Overview¶

Welcome to the "101" section of SCOD. The goal of this section is to create a learning resource for individuals who want to learn about emerging topics in a cloud native world where containers are the focal point. The content is slightly biased towards storage.

Mission Statement¶

We aim to provide a learning resource collection that is generic enough to comprehend nuances in the different solutions and paradigms. Hewlett Packard Enterprise Products are highly likely referenced in some examples and resources. We can therefore not claim vendor neutrality nor a Switzerland opinion. External resources are the primary learning assets used to frame certain topics.

Let's start the learning journey.

Cloud Native Computing¶

The term "cloud native" stems from a software development model where resources are consumed as services. Compute, network and storage consumed through APIs, CLIs and web administration interfaces. Consumption is often modeled around paying only for what is being used.

The applications deployed into Cloud Native Computing environments are often divided into small chunks that are operated independently, referred to as microservices. On the uprising is a broader adoption of a concept called serverless where your application runs only when called and is billed in milliseconds.

Many public cloud vendors provide many already cloud native applications as services on their respective clouds.
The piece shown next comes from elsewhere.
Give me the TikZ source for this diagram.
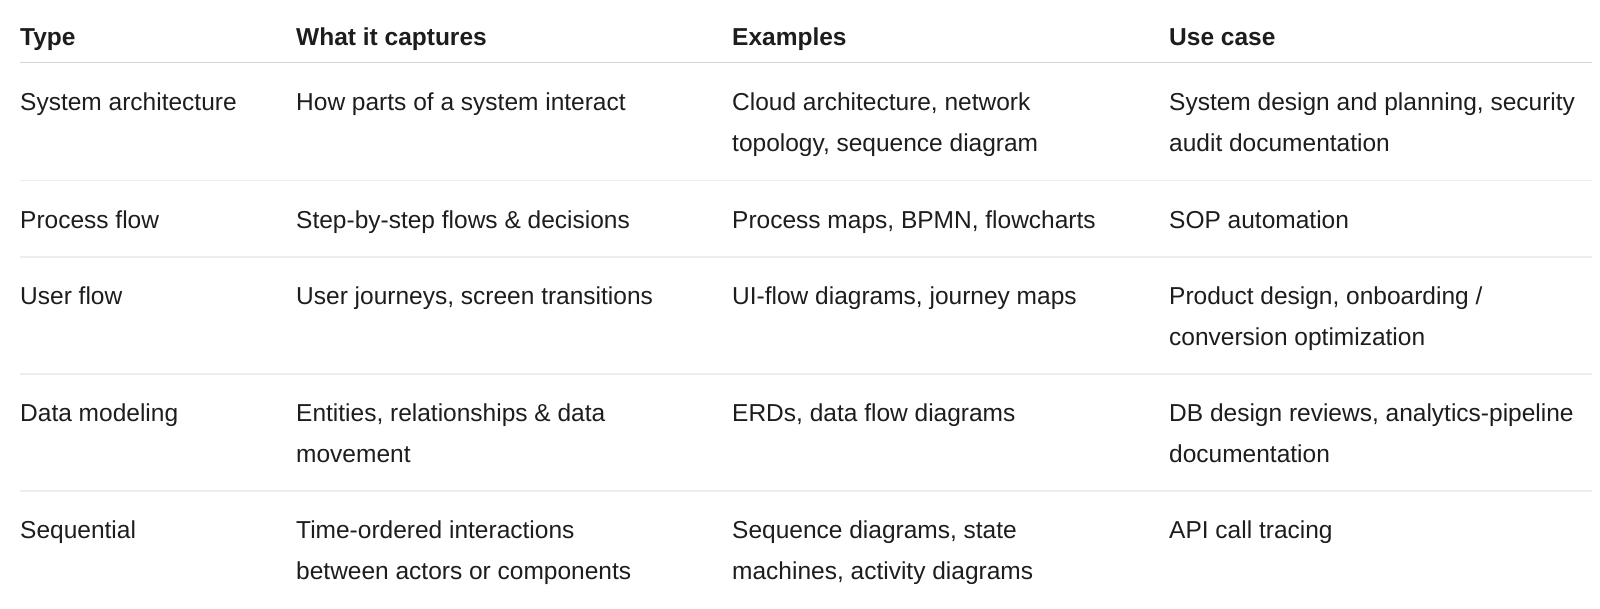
\documentclass[tikz,border=0pt]{standalone}
\usepackage{fontspec}
\setmainfont{Liberation Sans}
\definecolor{ink}{HTML}{1D1D1F}
\definecolor{headrule}{HTML}{D6D6D6}
\definecolor{rowrule}{HTML}{EDEDED}
\tikzset{x=1pt, y=-1pt,
    cell/.style={anchor=base west, inner sep=0pt, align=left, text=ink,
        font=\fontsize{24.5}{41}\selectfont},
    twocell/.style={cell, yshift=-41pt},
    headcell/.style={cell, font=\fontsize{24.5}{41}\selectfont\bfseries},
    headline/.style={headrule, line width=1.6pt},
    rowline/.style={rowrule, line width=1.4pt},
    }
\begin{document}
\begin{tikzpicture}
\useasboundingbox (0,0) rectangle (1600,608);
% header
\node[headcell] (type-hd) at (20,45) {Type};
\node[headcell] (capt-hd) at (296,45) {What it captures};
\node[headcell] (ex-hd) at (732,45) {Examples};
\node[headcell] (use-hd) at (1169,45) {Use case};
\draw[headline] (20,62.5) -- (1592,62.5);
% system architecture
\node[cell] (type-arch) at (20,110) {System architecture};
\node[cell] (capt-arch) at (296,110) {How parts of a system interact};
\node[twocell] (ex-arch) at (732,110) {Cloud architecture, network\\topology, sequence diagram};
\node[twocell] (use-arch) at (1169,110) {System design and planning, security\\audit documentation};
\draw[rowline] (20,180.5) -- (1592,180.5);
% process flow
\node[cell] (type-proc) at (20,228) {Process flow};
\node[cell] (capt-proc) at (296,228) {Step-by-step flows \& decisions};
\node[cell] (ex-proc) at (732,228) {Process maps, BPMN, flowcharts};
\node[cell] (use-proc) at (1169,228) {SOP automation};
\draw[rowline] (20,257) -- (1592,257);
% user flow
\node[cell] (type-user) at (20,304) {User flow};
\node[cell] (capt-user) at (296,304) {User journeys, screen transitions};
\node[cell] (ex-user) at (732,304) {UI-flow diagrams, journey maps};
\node[twocell] (use-user) at (1169,304) {Product design, onboarding /\\conversion optimization};
\draw[rowline] (20,374) -- (1592,374);
% data modeling
\node[cell] (type-data) at (20,421) {Data modeling};
\node[twocell] (capt-data) at (296,421) {Entities, relationships \& data\\movement};
\node[cell] (ex-data) at (732,421) {ERDs, data flow diagrams};
\node[twocell] (use-data) at (1169,421) {DB design reviews, analytics-pipeline\\documentation};
\draw[rowline] (20,491) -- (1592,491);
% sequential
\node[cell] (type-seq) at (20,538) {Sequential};
\node[twocell] (capt-seq) at (296,538) {Time-ordered interactions\\between actors or components};
\node[twocell] (ex-seq) at (732,538) {Sequence diagrams, state\\machines, activity diagrams};
\node[cell] (use-seq) at (1169,538) {API call tracing};
\end{tikzpicture}
\end{document}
An example would be to consume a SQL database as a service rather than deploying and managing it by yourself.

Key Attributes¶

These are some of the key elements of Cloud Native Computing.

Resources are provisioned through complete self-service.
API first strategies to promote interoperability and collaboration.
Separation of concerns in microservice architectures.
High degree of automation of resource provisioning and deprovisioning.
Modern languges and frameworks.
Infrastructure-as-a-Service (IAAS)

Learning Resources¶

Curated list of learning resources for Cloud Native Computing.

Webinar: What is Cloud Native and Why Does It Exist?
A webinar by WeaveWorks endorsed by the CNCF (Cloud Native Computing Foundation).
Market Overview: CNCF Cloud Native Interactive Landscape
Many applications and vendors claim to be cloud native. This map is compiled by the CNCF.
Reference: 12factor.net
A design pattern for microservice architectures.
Blog: The rise of cloud native programming languages
A blog post that outlines the journey from bare-metal beyond serverless.
Blog: 10 Key Attributes of Cloud-native Applications
A blog post from thenewstack.io

Practical Exercises¶

How to get hands-on experience of Cloud Native Computing.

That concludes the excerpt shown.